Prosesi ini menandai berakhirnya pelaksanaan upacara sekaten yang akan mencapai
puncak acara pada keesokan harinya.
5) Sebagai
rangkaian upacara terakhir dari tradisi sekaten yaitu puncak acara grebeg
maulud, yang ditandai dengan dikeluarkannya hajad 6 gunungan tepat tanggal 12
bulan Maulud. Gunungan dibawa ke masjid untuk didoakan yang dipimpin oleh
penghulu dan kemudian gunungan menjadi rebutan masyarakat yang hadir.
Ada beberapa makna dan nilai-nilai religi, sejarah, dan kebudayaan yang
tersirat di dalam upacara grebeg maulud di atas, yaitu:
Ø
Nilai Religi
Di dalam salah satu
ritual sekaten ada sesi pembacaan riwayat Nabi Muhammad sebagai salah satu
utusan Allah yang diperntahkan sebagai rahmatan lil alamin yang memiliki
kepribadian dan akhlak yang mulia, sehingga upacara tradisional ini sangat
berperan dalam membentuk akhlak dan budi pekerti luhur. Tradisi ini pun dimulai
sebagai upacara religius keislaman yang bercorak kejawen dengan segala hikmah
dan berkah.
Ø
Nilai Sejarah
Di lihat dari
sejarahnya sekaten tidak bisa terlepas dari peran para wali sebagai penyebar
agama islam di Pulau Jawa yang menjadikan sekaten suatu sarana dakwah islam dan
berkaitan dengan keberadaan sultan sebagai ahli waris dari Kerajaan Mataram
sebagai pencetus awal diadakannya sekaten. Sehingga yang harus dilakukan untuk
merealisasikan nilai-nilai sejarah adalah dengan tetap memaknai sekaten sebagai
media dakwah dan menerapkan nilai-nilai itu dalam kehidupan sehari-hari
Ø
Nilai Budaya
Nilai sekaten sangat relevan dengan kebudayaan, karena sekaten merupakan
percampuran antara kebudayaan jawa, Hindu-Budha, dan islam. Dimana kebudayaan
jawa sangat gemar sekali menyelipkan makna tersirat dalam bentuk simbol atau
lambang pada setiap kejadian penting, dan kebudayaan Hindu-Budha yang
peribadatannya sangat erat dengan ritual-ritual. Hal ini lah yang menjadi
inspirasi para wali dalam mengemas ajaran islam dalam budaya jawa, hindu dan
budha yang terangkai dalam upacara adat sekaten. Di dalam sekaten ada yang
disebut gunungan yang mempunyai arti lambang kemakmuran, digunakan sirih yang
mengeluarkan warna merah yang berarti diharapkan bisa menyadarkan manusia akan
dirinya, nginang memiliki makna dapat membuat awet muda, dan telur merah
sebagai lambang dari kehidupan.
Kesimpulan
Sejarah
perayaan sekaten tidak terlepas dari peran penting Masjid Agung Demak yang
didirikan Walisanga. Masjid inilah yang dijadikan sebagai tempat perayaan
lahirnya Nabi Muhammad. Penggunaan nama sekaten syarat makna dan nilai. Kata
sekaten diambil dari kata syahadat yang merupakan syarat keislaman seseorang.

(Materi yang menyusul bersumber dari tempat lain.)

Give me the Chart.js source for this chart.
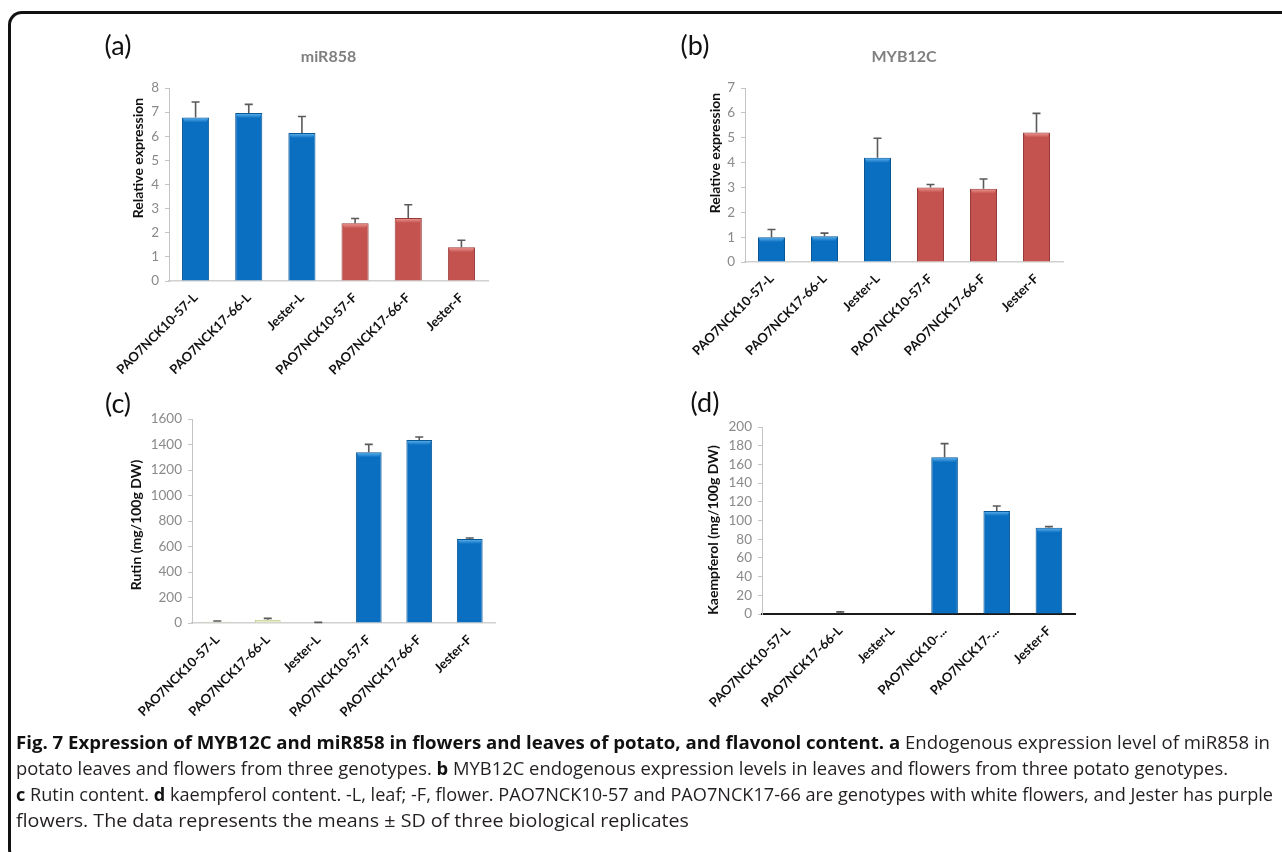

Di jawa kata syahadatain ini lebih mudah diucap dengan kata sekaten.
Sekaten bukan lah
upacara adat biasa, akan tetapi sekaten memiliki nilai dan makna yang tersirat
dalam setiap prosesi ritualnya. Seperti adanya nilai religi, sejarah, dan
budaya. Sebagai masyarakat jawa yang terkenal dengan adat ketimuran dan selalu
menjaga amanah dari para leluhurnya agar senantiasa melestarikan upacara adat
yang diprakarsai oleh para leluhur seperti upacara sekaten yang penuh misi
sebagai sarana dakwah islam. Tidak ada salahnya jika sekaten yang dari masa ke
masa selalu mengalami perubahan dan kemajuan, karena mengingat adanya
perkembangan zaman. Akan tetapi tidak seharusnya hal itu mengurangi
pokok-pokok dan nilai yang terkandung di dalamnya. Apalagi sampai merubah
tujuan awal dari sekaten itu sendiri.